Cara Melenyapkan Budaya Victim Blaming

Korban kekerasan seksual bukan untuk dijauhi, dihardik atau diasingkan dari pergaulan, melainkan untuk dibela, dilindungi dan dipulihkan nama baiknya. Pemimpin mulai dari tingkat pusat hingga kepala lingkungan harus pro aktif melindungi masyarakatnya dari potensi kekerasan seksual.

Berikut cara melenyapkan budaya victim blaming:

  1. Memperdalam Literasi Soal Kekerasan Seksual

Edukasi dan sosialisasi kepada masyarakat tetap menjadi langkah pertama dan utama dalam menghentikan budaya victim blaming

  1. Percaya Penuh pada Korban

Korban adalah penderita yang paling dirugikan. Percaya pada kesaksian korban menjadi kunci untuk menyelesaikan victim blaming yang tak berkesudahan.

  1. Korban Berani Mengungkapkan Hal yang Sebenarnya 

Berani menyuarakan kebenaran dan speak up untuk memecah kebisuan tentang kekerasan seksual.

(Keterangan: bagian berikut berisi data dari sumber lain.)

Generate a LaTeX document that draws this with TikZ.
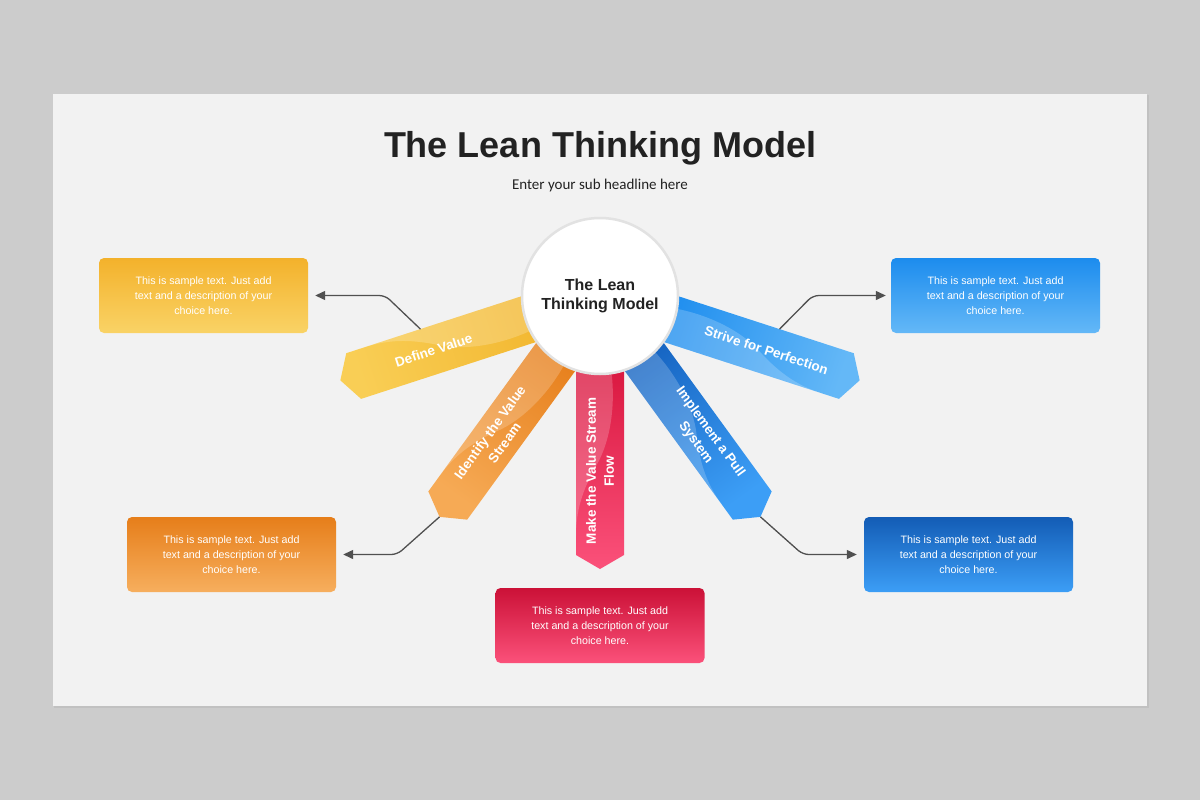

  1. Menggalang Dukungan untuk Korban 

Berbagai platform sosial media dan website bisa menjadi sarana menggalang dukungan untuk korban.

  1. Terduga Pelaku Harus Bertanggung Jawab

Tak ada jalan lain bagi pelaku selain mempertanggungjawabkan perbuatannya. Jika terbukti melakukan hal bejat tersebut, maka pelaku harus siap menerima hukuman.

Semoga dengan cara tersebut dapat memusnahkan budaya victim blaming dari bumi Indonesia. Kekerasan seksual harus dihentikan selama-lamanya.